L’emergenza c’è, ma è tutta politica.
“Il vuoto dell’accoglienza”, così abbiamo intitolato l’ultimo report della serie Centri d’Italia. In questi cinque anni di lavoro questo vuoto non l’abbiamo solo identificato ma abbiamo ampiamente denunciato come stesse diventando sempre più grande, fagocitando vari pezzi di politica, informazioni, di diritti. Perché dentro il vuoto dell’accoglienza delle persone rifugiate e richiedenti asilo in questi anni ci è caduto di tutto.
In primo luogo, ci sono caduti i dati, ovverosia le informazioni essenziali. Dal 2018 ci facciamo carico di ricostruire e mettere a disposizione di tutte e tutti la filiera dei dati. Si tratta di informazioni essenziali per conoscere ma anche per valutare le politiche pubbliche.
In secondo luogo, è un vuoto di responsabilità. La diffusione dei dati dovrebbe essere in carico al Ministero dell’Interno. Il Parlamento dovrebbe esigerli. Nulla di tutto ciò accade, o accade con grande ritardo. Le riforme politiche realizzate in questi anni dovrebbero chiaramente essere basate su indicatori quantitativi e qualitativi noti a tutte e tutti. Purtroppo, non è così. Assistiamo da troppo tempo a riforme guidate da un interesse propagandistico più che politico. Senza nessun interessamento - per non parlare del coinvolgimento mai neppure immaginato - per i destinatari di queste politiche o per i territori che ospitano le strutture.
Ovviamente il vuoto di responsabilità, di accountability come dicono gli inglesi, non si ferma alla questione della pubblicazione dei dati e del ruolo del Parlamento nell’esigerli. Piuttosto, questo vuoto evidenzia le responsabilità dello svuotamento dei diritti delle persone in fuga.
Perché anche, e forse soprattutto, i diritti sono caduti nel vuoto dell’accoglienza in questi anni. L’accesso all’accoglienza - e quando parliamo di accoglienza intendiamo misure giuridiche semplificate e luoghi dignitosi messi a disposizione di persone che richiedono una qualche forma di protezione internazionale - l’accesso all’accoglienza dicevamo, è minato da pratiche che vanno a deterrenza del diritto stesso. Si tratta di veri e propri ostacoli inseriti volutamente per rendere difficoltoso l’accesso all’accoglienza complicando l’esigibilità di un diritto.

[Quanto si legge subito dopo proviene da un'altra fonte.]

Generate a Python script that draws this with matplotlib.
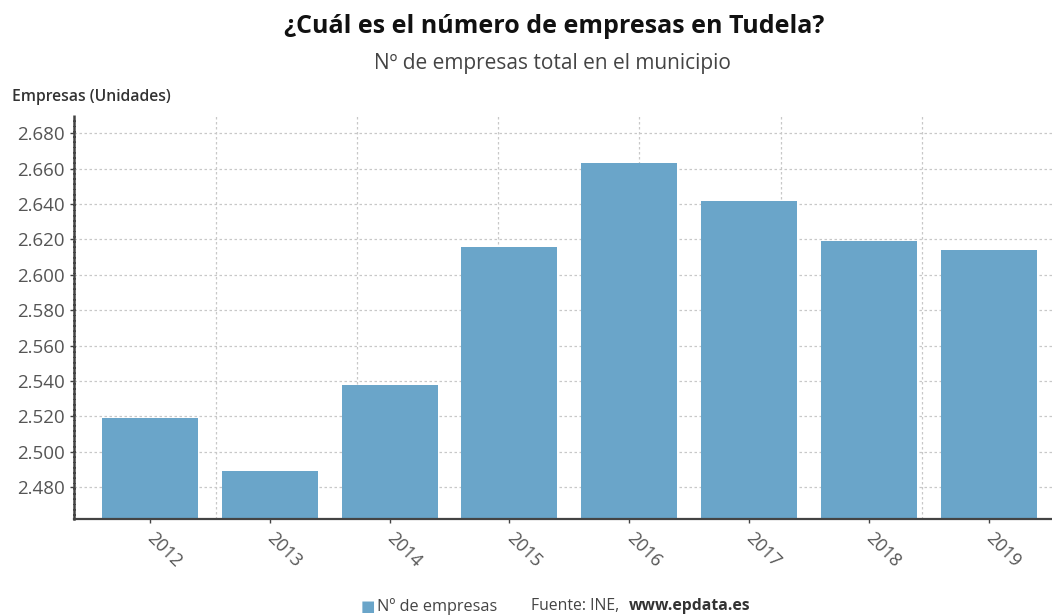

Perché, è sempre bene ricordarlo, parliamo di diritti, non di pratiche volontarie o di solidarietà.
Nel report di quest’anno tutto ciò emerge ancora più chiaramente e si concretizza in un dato che da solo riesce a smontare la propaganda degli ultimi anni: esistono ogni anno migliaia di posti liberi nel sistema di accoglienza. Oltre 20.000 nel 2021, ma nel 2018 erano oltre 38.000. In media il 20% negli ultimi 4 anni.
Come giustifichiamo allora le file di fronte alle questure e le persone costrette a vivere all’addiaccio perché impossibilitate ad accedere al sistema? Sulla base di cosa sentiamo parlare da anni di “emergenza migranti” o di “sistema al collasso”?
Il report di quest’anno contribuisce a colmare questo vuoto, ricordando, come facciamo ormai dal 2018, che la vera emergenza, la vera crisi, è politica.